A Sea Baby drone moves through the water during a presentation by Ukraine’s Security Service in the Kyiv region, Ukraine in March 2024.

“They’re basically refining the efforts of using the most advanced technologies to look for and destroy these drones,” Bendett, who pointed out the development in a post on X, told Business Insider.

While the FPV drones are cheap, attritable systems, Bendett said that they are far more dynamic than using a machine gun to simply destroy the inbound threat. Russia can use the FPV drones for a range of missions, including intelligence, surveillance, target acquisition, and reconnaissance purposes, in addition to threat elimination.

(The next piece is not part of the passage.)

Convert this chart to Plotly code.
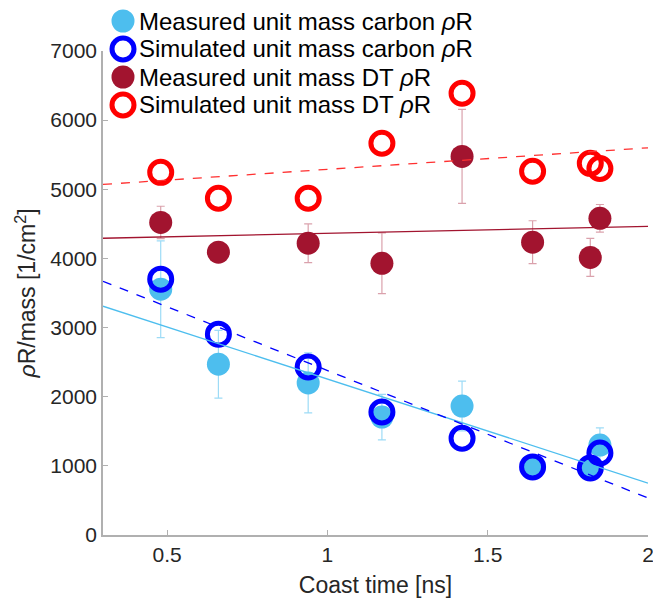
import plotly.graph_objects as go

# coast times [ns]
coast_time = [0.48, 0.66, 0.94, 1.17, 1.42, 1.64, 1.82, 1.85]

# carbon rhoR per unit mass [1/cm^2]
carbon_measured = [3555, 2470, 2200, 1705, 1865, 985, 970, 1300]
carbon_measured_err = [700, 490, 435, 330, 360, 150, 120, 250]
carbon_simulated = [3700, 2905, 2430, 1780, 1400, 985, 970, 1185]

# DT rhoR per unit mass [1/cm^2]
dt_measured = [4520, 4090, 4220, 3930, 5475, 4235, 4015, 4580]
dt_measured_err = [235, 120, 280, 440, 680, 310, 275, 200]
dt_simulated = [5245, 4870, 4870, 5665, 6390, 5260, 5375, 5300]

# linear fit lines (end points)
fit_x = [0.3, 2.0]
carbon_measured_fit = [3309, 751]
carbon_simulated_fit = [3670, 535]
dt_measured_fit = [4292, 4465]
dt_simulated_fit = [5070, 5600]

legend_names = [
    "Measured unit mass carbon <i>ρ</i>R",
    "Simulated unit mass carbon <i>ρ</i>R",
    "Measured unit mass DT <i>ρ</i>R",
    "Simulated unit mass DT <i>ρ</i>R",
]

LIGHT_BLUE = "#4DBEEE"
BLUE = "#0000FF"
DARK_RED = "#A2142F"
RED = "#FF0000"
FONT = "Liberation Sans, Arial, sans-serif"

fig = go.Figure()

fig.add_trace(go.Scatter(
    x=coast_time, y=carbon_measured, mode="markers",
    marker=dict(symbol="circle", size=23, color=LIGHT_BLUE),
    error_y=dict(type="data", array=carbon_measured_err, color="rgba(77,190,238,0.55)",
                 thickness=1.2, width=4),
    showlegend=False,
))
fig.add_trace(go.Scatter(
    x=coast_time, y=carbon_simulated, mode="markers",
    marker=dict(symbol="circle-open", size=22, color=BLUE, line=dict(color=BLUE, width=5)),
    showlegend=False,
))
fig.add_trace(go.Scatter(
    x=coast_time, y=dt_measured, mode="markers",
    marker=dict(symbol="circle", size=23, color=DARK_RED),
    error_y=dict(type="data", array=dt_measured_err, color="rgba(162,20,47,0.4)",
                 thickness=1.2, width=4),
    showlegend=False,
))
fig.add_trace(go.Scatter(
    x=coast_time, y=dt_simulated, mode="markers",
    marker=dict(symbol="circle-open", size=22, color=RED, line=dict(color=RED, width=5)),
    showlegend=False,
))

# fit lines on top
fig.add_trace(go.Scatter(x=fit_x, y=carbon_measured_fit, mode="lines",
                         line=dict(color=LIGHT_BLUE, width=1.3), showlegend=False))
fig.add_trace(go.Scatter(x=fit_x, y=carbon_simulated_fit, mode="lines",
                         line=dict(color=BLUE, width=1.3, dash="dash"), showlegend=False))
fig.add_trace(go.Scatter(x=fit_x, y=dt_measured_fit, mode="lines",
                         line=dict(color=DARK_RED, width=1.3), showlegend=False))
fig.add_trace(go.Scatter(x=fit_x, y=dt_simulated_fit, mode="lines",
                         line=dict(color="#FF3030", width=1.3, dash="dash"), showlegend=False))

# the page body has an 8px margin, so the figure is smaller and everything is shifted
W, H = 653, 590
left, top, plot_w, plot_h = 95, 43, 545, 484

# hand-made legend with big markers (plotly caps legend marker size)
legend_styles = [
    dict(fill=LIGHT_BLUE, line=LIGHT_BLUE, lw=0),
    dict(fill="white", line=BLUE, lw=5),
    dict(fill=DARK_RED, line=DARK_RED, lw=0),
    dict(fill="white", line=RED, lw=5),
]
shapes = []
annotations = []
for i, (name, st) in enumerate(zip(legend_names, legend_styles)):
    yc = 1 + (top - (13 + 28 * i)) / plot_h
    xc = (115 - left) / plot_w
    r = 11.5 if st["lw"] == 0 else 11
    shapes.append(dict(
        type="circle", xref="paper", yref="paper", xsizemode="pixel", ysizemode="pixel",
        xanchor=xc, yanchor=yc, x0=-r, x1=r, y0=-r, y1=r,
        fillcolor=st["fill"], line=dict(color=st["line"], width=st["lw"]),
    ))
    annotations.append(dict(
        text=name, xref="paper", yref="paper", x=(129 - left) / plot_w, y=yc,
        xanchor="left", yanchor="middle", showarrow=False,
        font=dict(family=FONT, size=24, color="black"),
    ))

fig.update_layout(
    width=W, height=H,
    margin=dict(l=left, r=W - left - plot_w, t=top, b=H - top - plot_h),
    plot_bgcolor="white", paper_bgcolor="white",
    font=dict(family=FONT, size=20, color="#262626"),
    shapes=shapes, annotations=annotations,
    showlegend=False,
)
fig.update_xaxes(
    range=[0.3, 2], tickvals=[0.5, 1, 1.5, 2], ticktext=["0.5", "1", "1.5", "2"],
    showgrid=False, zeroline=False, showline=True, linecolor="#b0b0b0", linewidth=1.5,
    ticks="inside", ticklen=5, tickcolor="#b0b0b0", automargin=False,
    ticklabeloverflow="allow",
    title=dict(text="Coast time [ns]", font=dict(size=23, color="#262626"), standoff=12),
    tickfont=dict(size=21, color="#262626"),
)
fig.update_yaxes(
    range=[0, 7000], tickvals=[0, 1000, 2000, 3000, 4000, 5000, 6000, 7000],
    showgrid=False, zeroline=False, showline=True, linecolor="#b0b0b0", linewidth=1.5,
    ticks="inside", ticklen=5, tickcolor="#b0b0b0", automargin=False,
    title=dict(text="<i>ρ</i>R/mass [1/cm<sup>2</sup>]", font=dict(size=23, color="#262626"),
               standoff=8),
    tickfont=dict(size=21, color="#262626"),
)

fig.write_html("out.html")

Using swings to mimic the motion of waves in adverse weather is a relatively new aspect of this training, Bendett said. However, the effectiveness of FPV drones may end up being quite limited in bad weather anyways because they’re small and light and would be vulnerable to strong winds and rains.

It’s not uncommon for Russia to put its soldiers through training like this. In fact, it’s a practice other militaries do as well. For example, US soldiers training to defeat FPV drones are doing so by shooting at balloons flapping in wind, which is supposed to mimic the unpredictable movement of an FPV drone in combat.

FPV drones strapped with various types of explosives have been an omnipresent threat on the battlefield in Ukraine, with both sides regularly using them to carry out precision strikes on enemy armor, positions, and troops.

A Magura V5 multi-purpose naval drone during a demonstration in April 2024.

“What we have is this application of technology that’s proven itself in ground combat. Now we have it applied on water and in maritime engagements,” Bendett said.

Bendett pointed out that in the Zvezda video of the counter-drone training, Russia is using a domestically produced naval drone to mimic a Ukrainian system. This gives sailors an even more realistic training environment, as opposed to simply placing an object in the water that’s only simulating a naval drone.

Little is known about Russia’s naval drone program, but these systems will likely be used beyond training scenarios.

“They obviously didn’t build it just so it can be a target for USVs,” Bendett said. “They built it for counter-USV operations, they built it for [intelligence, surveillance and reconnaissance] operations, they built it for possible combat operations — whatever that means to them and for them.”